Eldoret-Kampala pipeline will revert all oil exports to Uganda

Trucks.

The Eldoret/Kampala pipeline project carries a number of investor risks.

Photo credit: File | Nation Media Group

I use the word “revert” because prior to 1977, all oil exports to Great Lakes countries were done by Ugandan oil companies from Kampala. Block trains from Mombasa oil terminals would haul petroleum products to Kampala, Jinja and Kasese oil depots where exports to Rwanda, Eastern DRC, and South Sudan were loaded.

Then in mid-1977 the East African Community (EAC) collapsed and with it the regional railways and lake transport systems. As EAC countries shared the railway assets, deliveries of oil to export markets could not be guaranteed.

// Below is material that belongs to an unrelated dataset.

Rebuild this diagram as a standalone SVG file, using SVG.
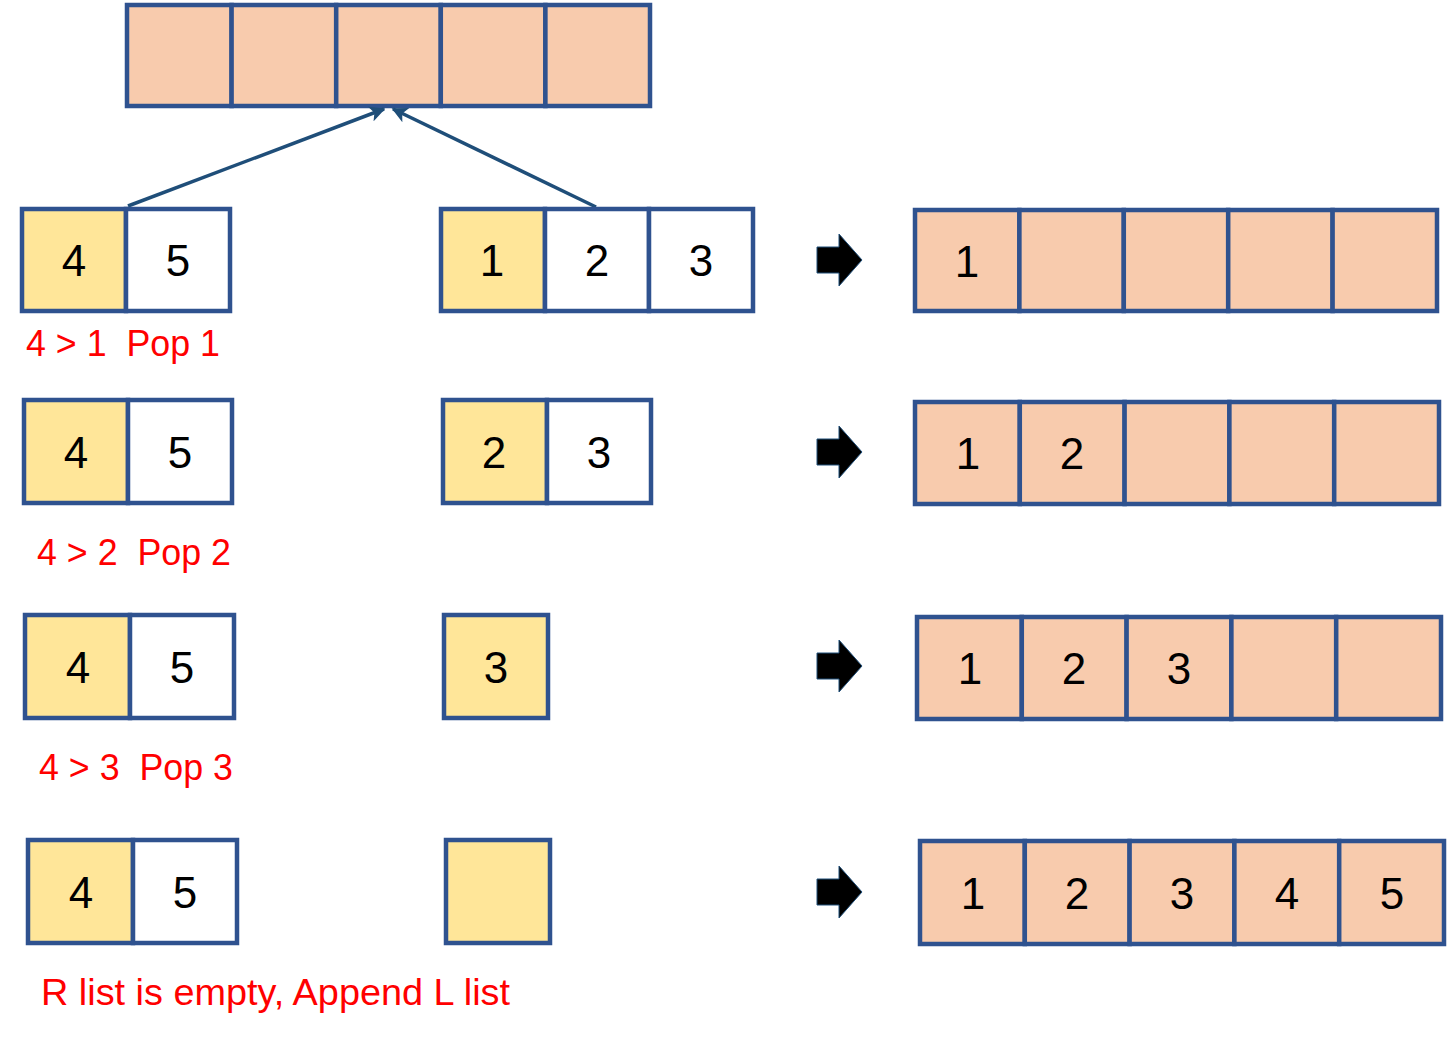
<svg xmlns="http://www.w3.org/2000/svg" width="1447" height="1042" viewBox="0 0 1447 1042">
<style>
.p{fill:#F8CBAD;stroke:#2F528F;stroke-width:4.5}
.y{fill:#FFE699;stroke:#2F528F;stroke-width:4.5}
.w{fill:#FFFFFF;stroke:#2F528F;stroke-width:4.5}
.d{font-family:"Liberation Sans",Arial,sans-serif;font-size:44px;fill:#000;text-anchor:middle}
.r{font-family:"Liberation Sans",Arial,sans-serif;font-size:37px;fill:#FF0000;white-space:pre}
.ba{fill:#000;stroke:#1F4E79;stroke-width:1}
.c{stroke:#1F4E79;stroke-width:3.5;fill:none}
</style>
<defs>
<marker id="ah" viewBox="0 0 10 10" refX="9" refY="5" markerWidth="4.5" markerHeight="4.5" orient="auto" markerUnits="strokeWidth">
<path d="M0,0 L10,5 L0,10 L2.5,5 z" fill="#1F4E79"/>
</marker>
<path id="barrow" d="M0,-13 L22,-13 L22,-26 L45,0 L22,26 L22,13 L0,13 z"/>
</defs>

<g id="merged-top">
<rect class="p" x="127" y="5" width="104.6" height="101"/>
<rect class="p" x="231.6" y="5" width="104.6" height="101"/>
<rect class="p" x="336.2" y="5" width="104.6" height="101"/>
<rect class="p" x="440.8" y="5" width="104.6" height="101"/>
<rect class="p" x="545.4" y="5" width="104.6" height="101"/>
</g>

<g id="connectors">
<line class="c" x1="128" y1="206" x2="384" y2="109" marker-end="url(#ah)"/>
<line class="c" x1="596" y1="207" x2="393" y2="109" marker-end="url(#ah)"/>
</g>

<!-- Row 1 -->
<g id="row1-left">
<rect class="y" x="22" y="209" width="104" height="102"/>
<rect class="w" x="126" y="209" width="104" height="102"/>
<text class="d" x="74" y="276">4</text>
<text class="d" x="178" y="276">5</text>
</g>
<g id="row1-right">
<rect class="y" x="441" y="209" width="104" height="102"/>
<rect class="w" x="545" y="209" width="104" height="102"/>
<rect class="w" x="649" y="209" width="104" height="102"/>
<text class="d" x="492" y="276">1</text>
<text class="d" x="597" y="276">2</text>
<text class="d" x="701" y="276">3</text>
</g>
<g id="row1-arrow"><use href="#barrow" class="ba" x="817" y="260"/></g>
<g id="row1-result">
<rect class="p" x="915" y="210" width="104.4" height="101"/>
<rect class="p" x="1019.4" y="210" width="104.4" height="101"/>
<rect class="p" x="1123.8" y="210" width="104.4" height="101"/>
<rect class="p" x="1228.2" y="210" width="104.4" height="101"/>
<rect class="p" x="1332.6" y="210" width="104.4" height="101"/>
<text class="d" x="967" y="277">1</text>
</g>
<g id="row1-label"><text class="r" x="26" y="356" xml:space="preserve" textLength="194" lengthAdjust="spacingAndGlyphs">4 &gt; 1  Pop 1</text></g>

<!-- Row 2 -->
<g id="row2-left">
<rect class="y" x="24" y="400" width="104" height="103"/>
<rect class="w" x="128" y="400" width="104" height="103"/>
<text class="d" x="76" y="468">4</text>
<text class="d" x="180" y="468">5</text>
</g>
<g id="row2-right">
<rect class="y" x="443" y="400" width="104" height="103"/>
<rect class="w" x="547" y="400" width="104" height="103"/>
<text class="d" x="494" y="468">2</text>
<text class="d" x="599" y="468">3</text>
</g>
<g id="row2-arrow"><use href="#barrow" class="ba" x="817" y="452"/></g>
<g id="row2-result">
<rect class="p" x="915" y="402" width="104.8" height="102"/>
<rect class="p" x="1019.8" y="402" width="104.8" height="102"/>
<rect class="p" x="1124.6" y="402" width="104.8" height="102"/>
<rect class="p" x="1229.4" y="402" width="104.8" height="102"/>
<rect class="p" x="1334.2" y="402" width="104.8" height="102"/>
<text class="d" x="968" y="469">1</text>
<text class="d" x="1072" y="469">2</text>
</g>
<g id="row2-label"><text class="r" x="37" y="565" xml:space="preserve" textLength="194" lengthAdjust="spacingAndGlyphs">4 &gt; 2  Pop 2</text></g>

<!-- Row 3 -->
<g id="row3-left">
<rect class="y" x="25" y="615" width="105" height="103"/>
<rect class="w" x="130" y="615" width="104" height="103"/>
<text class="d" x="78" y="683">4</text>
<text class="d" x="182" y="683">5</text>
</g>
<g id="row3-right">
<rect class="y" x="444" y="615" width="104" height="103"/>
<text class="d" x="496" y="683">3</text>
</g>
<g id="row3-arrow"><use href="#barrow" class="ba" x="817" y="666"/></g>
<g id="row3-result">
<rect class="p" x="917" y="617" width="104.8" height="102"/>
<rect class="p" x="1021.8" y="617" width="104.8" height="102"/>
<rect class="p" x="1126.6" y="617" width="104.8" height="102"/>
<rect class="p" x="1231.4" y="617" width="104.8" height="102"/>
<rect class="p" x="1336.2" y="617" width="104.8" height="102"/>
<text class="d" x="970" y="684">1</text>
<text class="d" x="1074" y="684">2</text>
<text class="d" x="1179" y="684">3</text>
</g>
<g id="row3-label"><text class="r" x="39" y="780" xml:space="preserve" textLength="194" lengthAdjust="spacingAndGlyphs">4 &gt; 3  Pop 3</text></g>

<!-- Row 4 -->
<g id="row4-left">
<rect class="y" x="28" y="840" width="105" height="103"/>
<rect class="w" x="133" y="840" width="104" height="103"/>
<text class="d" x="81" y="908">4</text>
<text class="d" x="185" y="908">5</text>
</g>
<g id="row4-right">
<rect class="y" x="446" y="840" width="104" height="103"/>
</g>
<g id="row4-arrow"><use href="#barrow" class="ba" x="817" y="892"/></g>
<g id="row4-result">
<rect class="p" x="920" y="841" width="104.8" height="103"/>
<rect class="p" x="1024.8" y="841" width="104.8" height="103"/>
<rect class="p" x="1129.6" y="841" width="104.8" height="103"/>
<rect class="p" x="1234.4" y="841" width="104.8" height="103"/>
<rect class="p" x="1339.2" y="841" width="104.8" height="103"/>
<text class="d" x="973" y="909">1</text>
<text class="d" x="1077" y="909">2</text>
<text class="d" x="1182" y="909">3</text>
<text class="d" x="1287" y="909">4</text>
<text class="d" x="1392" y="909">5</text>
</g>
<g id="row4-label"><text class="r" x="41" y="1005" textLength="469" lengthAdjust="spacingAndGlyphs">R list is empty, Append L list</text></g>
</svg>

Mandera transporters grabbed the opportunity and relocated their trucks from Somalia to Kenya to transport goods and oil from Mombasa to Uganda. Somalia was all road transport as the country has no railways.

In response to the crisis, the Rwanda government formed a State transport company (STIR Kigali) to haul imports from Mombasa, and a State oil company (Petrorwanda) to source products direct from Kenya. On their part, Kenyan oil companies introduced a new exports business line to service regional exports.

When the new oil pipeline reached Nairobi in 1978, oil exports shifted from Mombasa to Nairobi oil terminals, while the 1993 pipeline extension to Kisumu and Eldoret pushed exports further west.

And when the pipeline extension agreed by Presidents William Ruto and Yoweri Museveni last month is done, all Great Lakes oil exports will revert to Kampala.

Relocation of exports to Uganda will compel Kenyan oil companies to surrender their export business to Uganda firms. However, I see the Uganda National Oil Company (UNOC) being the main exporter of products from Uganda to Great Lakes neighbours, with supply chain backing from Middle East oil traders who have penned supply arrangements with UNOC.

Rwanda may opt to extend the pipeline from Kampala to Kigali and abandon petroleum sourcing from Dar Es Salaam.

The Eldoret/Kampala pipeline project carries a number of investor risks. This will be a new petroleum infrastructure investment at a time the world is going through an energy transition to electric mobility, a factor that makes future oil demands and throughputs for the pipeline uncertain.